▶ [EXERCISE]: Select each line where the word "this" appears.

* begin DATASET RECORDS *

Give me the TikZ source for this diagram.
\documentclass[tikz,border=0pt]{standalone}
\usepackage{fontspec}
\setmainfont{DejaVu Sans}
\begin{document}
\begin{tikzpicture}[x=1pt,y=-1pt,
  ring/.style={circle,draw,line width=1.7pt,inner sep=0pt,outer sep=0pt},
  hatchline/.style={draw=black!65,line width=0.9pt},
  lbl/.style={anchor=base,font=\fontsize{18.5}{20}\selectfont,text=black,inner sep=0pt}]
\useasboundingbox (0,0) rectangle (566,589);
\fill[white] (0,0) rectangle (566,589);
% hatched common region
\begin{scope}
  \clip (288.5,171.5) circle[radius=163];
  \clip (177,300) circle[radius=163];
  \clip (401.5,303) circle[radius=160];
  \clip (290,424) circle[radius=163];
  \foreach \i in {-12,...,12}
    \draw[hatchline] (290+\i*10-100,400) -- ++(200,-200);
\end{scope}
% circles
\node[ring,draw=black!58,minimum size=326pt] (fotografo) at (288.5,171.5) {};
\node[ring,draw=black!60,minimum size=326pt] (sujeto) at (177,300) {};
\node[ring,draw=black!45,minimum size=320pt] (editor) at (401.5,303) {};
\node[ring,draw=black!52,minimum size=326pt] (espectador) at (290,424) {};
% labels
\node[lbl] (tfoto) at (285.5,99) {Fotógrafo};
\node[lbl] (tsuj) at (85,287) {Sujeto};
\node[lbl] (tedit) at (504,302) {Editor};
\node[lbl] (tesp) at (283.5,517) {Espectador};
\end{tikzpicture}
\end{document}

* end DATASET RECORDS *
* begin DATASET RECORDS *

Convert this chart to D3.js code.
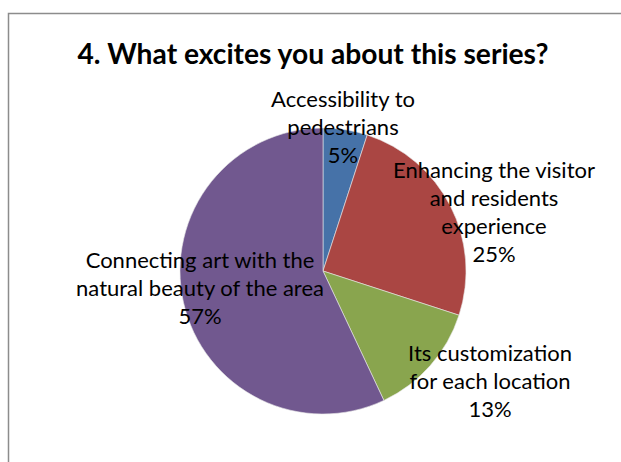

* end DATASET RECORDS *
* begin DATASET RECORDS *

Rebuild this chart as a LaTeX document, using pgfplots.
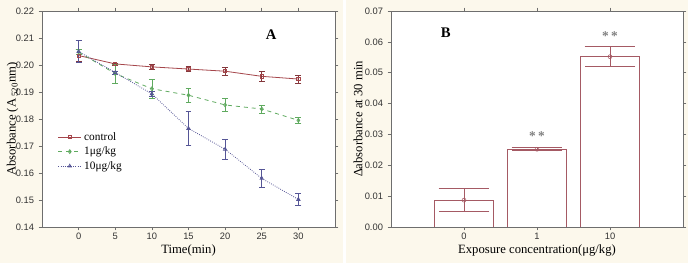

* end DATASET RECORDS *

▶ [OUTPUT]:
Give me the TikZ source for this diagram.
Convert this chart to D3.js code.
Rebuild this chart as a LaTeX document, using pgfplots.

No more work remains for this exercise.